* begin GIVEN MATERIAL *

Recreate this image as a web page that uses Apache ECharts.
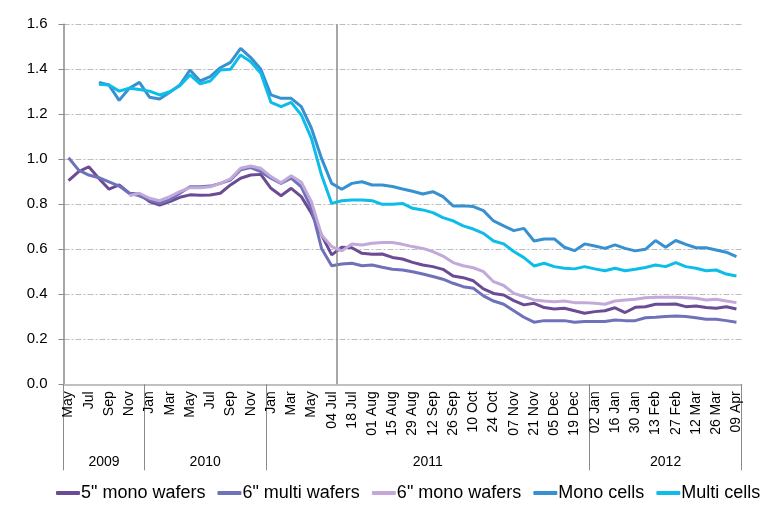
<!DOCTYPE html>
<html>
<head>
<meta charset="utf-8">
<script src="https://cdn.jsdelivr.net/npm/echarts@6/dist/echarts.min.js"></script>
<style>
html,body{margin:0;padding:0;background:#fff;}
#c{width:783px;height:512px;}
</style>
</head>
<body>
<div id="c"></div>
<script>
// ---- categories (grouped by year) ----
const years = ['2009', '2010', '2011', '2012'];
const cat2009 = ['May','Jun','Jul','Aug','Sep','Oct','Nov','Dec'];
const cat2010 = ['Jan','Feb','Mar','Apr','May','Jun','Jul','Aug','Sep','Oct','Nov','Dec'];
const cat2011 = ['Jan','Feb','Mar','Apr','May','Jun',
  '04 Jul','11 Jul','18 Jul','25 Jul','01 Aug','08 Aug','15 Aug','22 Aug','29 Aug',
  '05 Sep','12 Sep','19 Sep','26 Sep','03 Oct','10 Oct','17 Oct','24 Oct','31 Oct',
  '07 Nov','14 Nov','21 Nov','28 Nov','05 Dec','12 Dec','19 Dec','26 Dec'];
const cat2012 = ['02 Jan','09 Jan','16 Jan','23 Jan','30 Jan','06 Feb','13 Feb','20 Feb',
  '27 Feb','05 Mar','12 Mar','19 Mar','26 Mar','02 Apr','09 Apr'];
const weeklyStartLabel = '04 Jul';

// ---- series values ----
const mono5 = [0.905,0.945,0.967,0.915,0.867,0.886,0.849,0.845,0.812,0.797,0.812,0.831,0.842,0.840,0.841,0.849,0.886,0.916,0.930,0.933,0.871,0.838,0.871,0.834,0.760,0.664,0.575,0.609,0.607,0.582,0.578,0.579,0.564,0.557,0.542,0.530,0.523,0.511,0.481,0.474,0.460,0.424,0.404,0.397,0.372,0.353,0.360,0.341,0.335,0.338,0.327,0.316,0.323,0.327,0.340,0.319,0.342,0.345,0.356,0.356,0.357,0.345,0.348,0.341,0.338,0.345,0.335];
const multi6 = [1.007,0.952,0.930,0.918,0.900,0.881,0.849,0.838,0.819,0.804,0.820,0.849,0.878,0.878,0.881,0.893,0.908,0.953,0.963,0.945,0.916,0.893,0.916,0.878,0.782,0.604,0.527,0.535,0.538,0.527,0.530,0.520,0.511,0.508,0.500,0.490,0.479,0.467,0.449,0.434,0.427,0.393,0.370,0.356,0.327,0.298,0.276,0.283,0.283,0.283,0.276,0.279,0.279,0.279,0.286,0.283,0.283,0.296,0.298,0.301,0.304,0.301,0.296,0.289,0.289,0.283,0.276];
const mono6 = [null,null,null,null,null,null,0.838,0.849,0.827,0.816,0.834,0.856,0.874,0.874,0.878,0.893,0.913,0.960,0.970,0.960,0.923,0.896,0.927,0.898,0.812,0.664,0.612,0.593,0.624,0.619,0.627,0.630,0.630,0.622,0.612,0.604,0.590,0.570,0.541,0.527,0.518,0.501,0.456,0.439,0.404,0.390,0.375,0.370,0.367,0.370,0.363,0.363,0.360,0.356,0.370,0.375,0.378,0.385,0.387,0.387,0.387,0.385,0.382,0.375,0.378,0.370,0.363];
const monoCells = [null,null,null,1.342,1.330,1.262,1.316,1.342,1.276,1.268,1.298,1.330,1.397,1.348,1.367,1.407,1.431,1.493,1.452,1.400,1.286,1.271,1.271,1.234,1.138,1.004,0.893,0.867,0.893,0.900,0.886,0.886,0.879,0.868,0.858,0.846,0.856,0.834,0.793,0.793,0.790,0.772,0.726,0.704,0.683,0.693,0.637,0.646,0.646,0.609,0.594,0.624,0.615,0.604,0.620,0.604,0.593,0.600,0.639,0.609,0.639,0.622,0.607,0.607,0.597,0.587,0.567];
const multiCells = [null,null,null,1.333,1.330,1.303,1.316,1.310,1.303,1.286,1.300,1.327,1.375,1.335,1.348,1.397,1.400,1.464,1.434,1.382,1.253,1.234,1.253,1.197,1.093,0.930,0.804,0.816,0.819,0.819,0.816,0.800,0.800,0.804,0.782,0.775,0.763,0.741,0.726,0.704,0.690,0.671,0.637,0.624,0.590,0.563,0.526,0.538,0.523,0.516,0.513,0.523,0.513,0.505,0.516,0.505,0.511,0.519,0.530,0.523,0.541,0.523,0.516,0.505,0.508,0.490,0.481];

const seriesNames = ['5" mono wafers', '6" multi wafers', '6" mono wafers', 'Mono cells', 'Multi cells'];
const seriesColors = ['#6b4c94', '#6f72b9', '#c2a9d9', '#3791d1', '#0dbde9'];
const yTicks = [0, 0.2, 0.4, 0.6, 0.8, 1.0, 1.2, 1.4, 1.6];

// ---- derived ----
const yearCats = [cat2009, cat2010, cat2011, cat2012];
const categories = [].concat(...yearCats);
const boundaries = [0];
yearCats.forEach(c => boundaries.push(boundaries[boundaries.length - 1] + c.length));
const yearCenters = years.map((y, i) => (boundaries[i] + boundaries[i + 1]) / 2);
const total = categories.length;
const markerPos = cat2009.length + cat2010.length + cat2011.indexOf(weeklyStartLabel) + 1;
const values = [mono5, multi6, mono6, monoCells, multiCells];

const FONT = "'Liberation Sans', Arial, sans-serif";
const chart = echarts.init(document.getElementById('c'), null, {renderer: 'canvas'});

const series = values.map((d, i) => ({
  name: seriesNames[i],
  type: 'line',
  data: d,
  xAxisIndex: 0,
  yAxisIndex: 0,
  symbol: 'none',
  showSymbol: false,
  lineStyle: {width: 3, color: seriesColors[i]},
  itemStyle: {color: seriesColors[i]},
  connectNulls: false,
  z: 3 + i
}));
series.push({
  type: 'line',
  xAxisIndex: 1,
  yAxisIndex: 0,
  data: [],
  silent: true,
  markLine: {
    symbol: 'none',
    silent: true,
    label: {show: false},
    lineStyle: {color: '#8a8a8a', type: 'solid', width: 1.5},
    data: [{xAxis: markerPos}]
  }
});

chart.setOption({
  animation: false,
  textStyle: {fontFamily: FONT},
  grid: {left: 63.5, right: 41.5, top: 24.3, bottom: 127.7, containLabel: false},
  legend: {
    bottom: 5,
    left: 51,
    icon: 'roundRect',
    itemWidth: 24,
    itemHeight: 4,
    itemGap: 12,
    data: seriesNames,
    textStyle: {fontSize: 18, color: '#000', fontFamily: FONT, padding: [0, 0, 0, -4]}
  },
  xAxis: [{
    type: 'category',
    data: categories,
    position: 'bottom',
    boundaryGap: true,
    axisLine: {show: true, lineStyle: {color: '#c0c0c0', width: 2}},
    axisTick: {show: false},
    axisLabel: {interval: 1, rotate: 90, fontSize: 14, color: '#000', margin: 7, fontFamily: FONT},
    splitLine: {show: false}
  }, {
    type: 'value',
    min: 0,
    max: total,
    position: 'bottom',
    axisLine: {show: false},
    axisTick: {show: true, customValues: boundaries, length: 86, lineStyle: {color: '#8a8a8a', width: 1}},
    axisLabel: {
      show: true,
      customValues: yearCenters,
      margin: 71,
      fontSize: 14,
      color: '#000',
      fontFamily: FONT,
      formatter: v => {
        const idx = yearCenters.findIndex(c => Math.abs(c - v) < 1e-6);
        return idx >= 0 ? years[idx] : '';
      }
    },
    splitLine: {show: false}
  }],
  yAxis: [{
    type: 'value',
    min: yTicks[0],
    max: yTicks[yTicks.length - 1],
    interval: 0.2,
    axisLine: {show: true, lineStyle: {color: '#8a8a8a', width: 1.5}},
    axisTick: {show: true, length: 5, lineStyle: {color: '#8a8a8a'}},
    axisLabel: {fontSize: 15, color: '#000', margin: 16, fontFamily: FONT, formatter: v => v.toFixed(1)},
    splitLine: {show: true, lineStyle: {color: '#bdbdbd', type: [6, 2, 2, 2], width: 1}}
  }],
  series: series
});
</script>
</body>
</html>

* end GIVEN MATERIAL *

» **EXERCISE DETAILS**
Go from the first line of the data above to the line containing "const weeklyStartLabel = '04 Jul';" and retype exactly those lines, both included, but none of the pictures.

» **REPLY**
Recreate this image as a web page that uses Apache ECharts.
<!DOCTYPE html>
<html>
<head>
<meta charset="utf-8">
<script src="https://cdn.jsdelivr.net/npm/echarts@6/dist/echarts.min.js"></script>
<style>
html,body{margin:0;padding:0;background:#fff;}
#c{width:783px;height:512px;}
</style>
</head>
<body>
<div id="c"></div>
<script>
// ---- categories (grouped by year) ----
const years = ['2009', '2010', '2011', '2012'];
const cat2009 = ['May','Jun','Jul','Aug','Sep','Oct','Nov','Dec'];
const cat2010 = ['Jan','Feb','Mar','Apr','May','Jun','Jul','Aug','Sep','Oct','Nov','Dec'];
const cat2011 = ['Jan','Feb','Mar','Apr','May','Jun',
  '04 Jul','11 Jul','18 Jul','25 Jul','01 Aug','08 Aug','15 Aug','22 Aug','29 Aug',
  '05 Sep','12 Sep','19 Sep','26 Sep','03 Oct','10 Oct','17 Oct','24 Oct','31 Oct',
  '07 Nov','14 Nov','21 Nov','28 Nov','05 Dec','12 Dec','19 Dec','26 Dec'];
const cat2012 = ['02 Jan','09 Jan','16 Jan','23 Jan','30 Jan','06 Feb','13 Feb','20 Feb',
  '27 Feb','05 Mar','12 Mar','19 Mar','26 Mar','02 Apr','09 Apr'];
const weeklyStartLabel = '04 Jul';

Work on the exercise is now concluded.